Prompt - Restate the data below word for word. Skip any images it contains.

Information supplied -
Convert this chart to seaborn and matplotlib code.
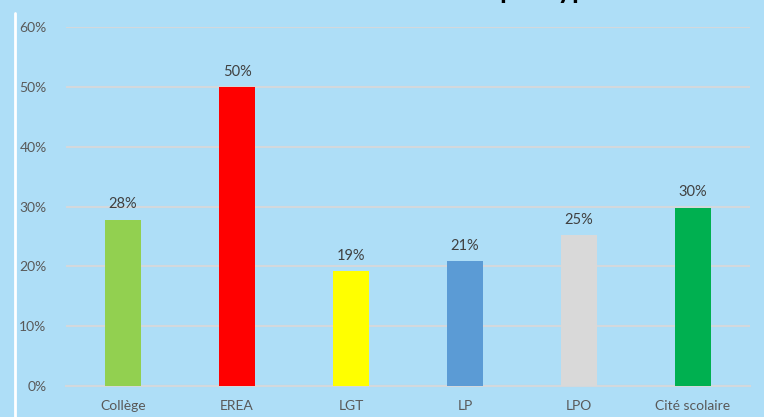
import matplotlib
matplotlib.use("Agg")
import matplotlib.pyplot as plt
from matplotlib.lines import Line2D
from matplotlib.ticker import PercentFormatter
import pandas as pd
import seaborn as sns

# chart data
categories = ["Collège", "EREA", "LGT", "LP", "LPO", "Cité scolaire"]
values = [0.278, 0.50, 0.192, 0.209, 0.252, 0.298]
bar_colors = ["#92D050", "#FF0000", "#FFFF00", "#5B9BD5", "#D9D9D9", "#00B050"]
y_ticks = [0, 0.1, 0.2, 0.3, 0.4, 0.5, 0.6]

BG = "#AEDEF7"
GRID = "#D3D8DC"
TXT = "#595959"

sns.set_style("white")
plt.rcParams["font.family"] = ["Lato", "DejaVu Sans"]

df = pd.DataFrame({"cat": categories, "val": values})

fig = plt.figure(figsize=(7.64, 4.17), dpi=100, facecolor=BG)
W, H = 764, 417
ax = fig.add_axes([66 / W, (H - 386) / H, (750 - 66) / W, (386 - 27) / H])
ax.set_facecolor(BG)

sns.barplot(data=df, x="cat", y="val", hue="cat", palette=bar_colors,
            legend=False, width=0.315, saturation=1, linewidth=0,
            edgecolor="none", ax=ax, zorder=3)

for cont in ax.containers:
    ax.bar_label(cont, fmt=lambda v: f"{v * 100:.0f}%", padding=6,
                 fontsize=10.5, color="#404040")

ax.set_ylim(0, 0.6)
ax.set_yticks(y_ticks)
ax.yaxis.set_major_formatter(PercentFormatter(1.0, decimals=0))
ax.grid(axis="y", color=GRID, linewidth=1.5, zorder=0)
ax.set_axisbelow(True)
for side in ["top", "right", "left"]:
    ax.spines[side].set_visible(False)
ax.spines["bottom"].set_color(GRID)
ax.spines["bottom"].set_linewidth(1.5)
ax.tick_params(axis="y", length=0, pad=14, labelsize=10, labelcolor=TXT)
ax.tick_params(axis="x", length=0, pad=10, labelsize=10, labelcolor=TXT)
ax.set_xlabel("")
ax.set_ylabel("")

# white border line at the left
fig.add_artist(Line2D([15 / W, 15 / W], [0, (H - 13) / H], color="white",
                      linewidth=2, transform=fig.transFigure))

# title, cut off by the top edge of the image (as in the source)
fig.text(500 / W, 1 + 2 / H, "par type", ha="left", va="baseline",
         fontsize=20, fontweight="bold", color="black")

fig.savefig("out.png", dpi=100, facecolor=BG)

Output for this task -
Convert this chart to seaborn and matplotlib code.
import matplotlib
matplotlib.use("Agg")
import matplotlib.pyplot as plt
from matplotlib.lines import Line2D
from matplotlib.ticker import PercentFormatter
import pandas as pd
import seaborn as sns

# chart data
categories = ["Collège", "EREA", "LGT", "LP", "LPO", "Cité scolaire"]
values = [0.278, 0.50, 0.192, 0.209, 0.252, 0.298]
bar_colors = ["#92D050", "#FF0000", "#FFFF00", "#5B9BD5", "#D9D9D9", "#00B050"]
y_ticks = [0, 0.1, 0.2, 0.3, 0.4, 0.5, 0.6]

BG = "#AEDEF7"
GRID = "#D3D8DC"
TXT = "#595959"

sns.set_style("white")
plt.rcParams["font.family"] = ["Lato", "DejaVu Sans"]

df = pd.DataFrame({"cat": categories, "val": values})

fig = plt.figure(figsize=(7.64, 4.17), dpi=100, facecolor=BG)
W, H = 764, 417
ax = fig.add_axes([66 / W, (H - 386) / H, (750 - 66) / W, (386 - 27) / H])
ax.set_facecolor(BG)

sns.barplot(data=df, x="cat", y="val", hue="cat", palette=bar_colors,
            legend=False, width=0.315, saturation=1, linewidth=0,
            edgecolor="none", ax=ax, zorder=3)

for cont in ax.containers:
    ax.bar_label(cont, fmt=lambda v: f"{v * 100:.0f}%", padding=6,
                 fontsize=10.5, color="#404040")

ax.set_ylim(0, 0.6)
ax.set_yticks(y_ticks)
ax.yaxis.set_major_formatter(PercentFormatter(1.0, decimals=0))
ax.grid(axis="y", color=GRID, linewidth=1.5, zorder=0)
ax.set_axisbelow(True)
for side in ["top", "right", "left"]:
    ax.spines[side].set_visible(False)
ax.spines["bottom"].set_color(GRID)
ax.spines["bottom"].set_linewidth(1.5)
ax.tick_params(axis="y", length=0, pad=14, labelsize=10, labelcolor=TXT)
ax.tick_params(axis="x", length=0, pad=10, labelsize=10, labelcolor=TXT)
ax.set_xlabel("")
ax.set_ylabel("")

# white border line at the left
fig.add_artist(Line2D([15 / W, 15 / W], [0, (H - 13) / H], color="white",
                      linewidth=2, transform=fig.transFigure))

# title, cut off by the top edge of the image (as in the source)
fig.text(500 / W, 1 + 2 / H, "par type", ha="left", va="baseline",
         fontsize=20, fontweight="bold", color="black")

fig.savefig("out.png", dpi=100, facecolor=BG)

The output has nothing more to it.